Sunday, March 28, 2010

I Need To Have PETA On Speed Dial



Dear Curtis Stone,


You are a big fat meanie. I stupidly let a little bit of my personal side come through on the last post, with regards to my feelings towards the great white shark; and you had to go and basically punch me in the face. Not basically. Maybe figuratively. Maybe photographically. Aquatically? I don’t know, I’m still reeling with hurt. What I do know is that after I professed my love/hate/fear relationship with the great white, you somehow managed to make sure that I see this:



What a beautiful wedding cake you say? How interesting! How innovative! How…what the hell is it? At first glance I thought it was crabmeat which in and of itself would be rude. I’m allergic to shellfish jerk!! And I don’t know how your mother raised you, but threatening someone with the possibility of anaphylactic shock is no laughing matter let me assure you. While I was calling the authorities to report this obvious death threat, I looked a little more closely at the cake, and realized that it’s not crab! You don’t want me dead! Wait…is that what I think it is? What the….




That’s right boys and girls. SLAUGHTERED GREAT WHITE SHARKS!!!!!

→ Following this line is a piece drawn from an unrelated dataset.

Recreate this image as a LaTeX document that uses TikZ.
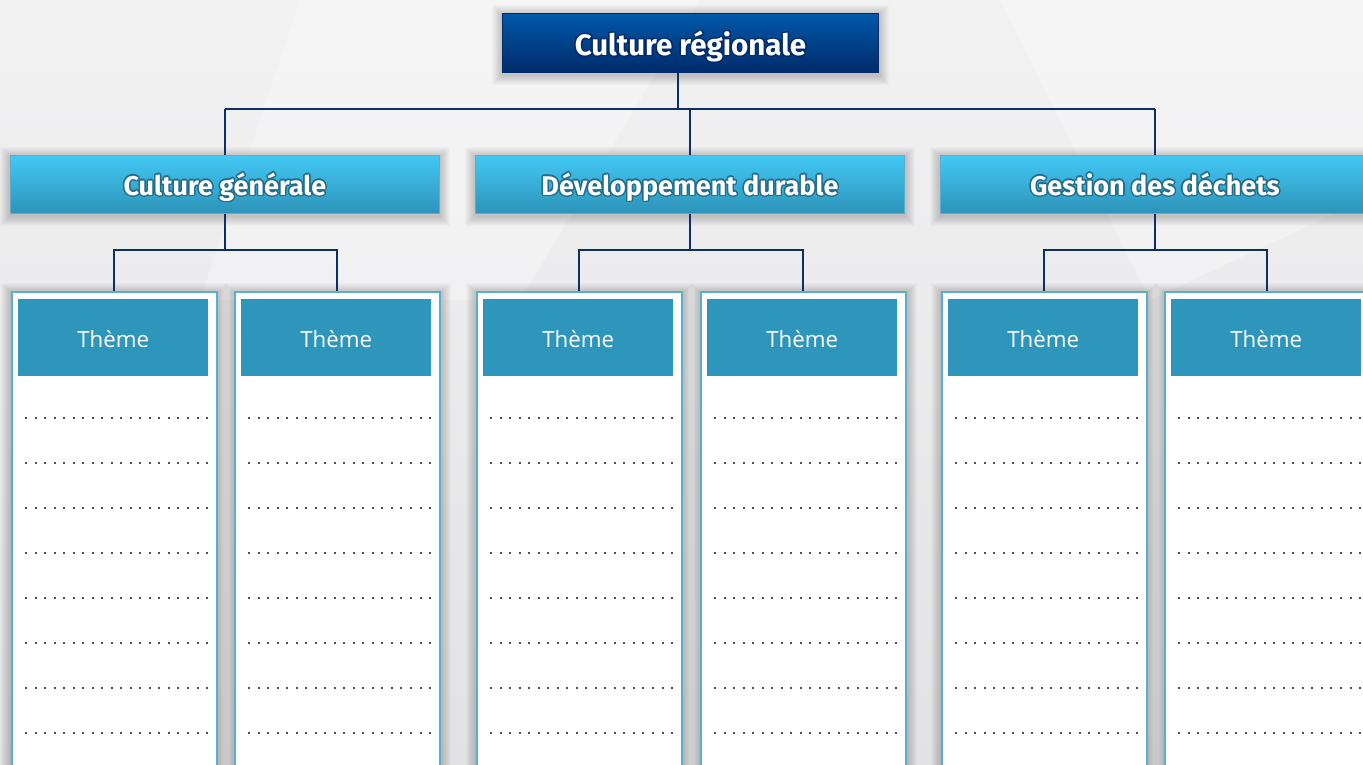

After I cleaned up the vomit and tears, I observed a moment of silence for the massacre before me. What makes it even more disgusting Curtis, is that the sharks are very small…like a baby shark would be…which means you endorse killing babies. Wow. I can’t speak any more of this, it’s too upsetting. So I’ll do the one thing that calms me down, which means I need to bake something.


How do you feel about a kangaroo themed cake?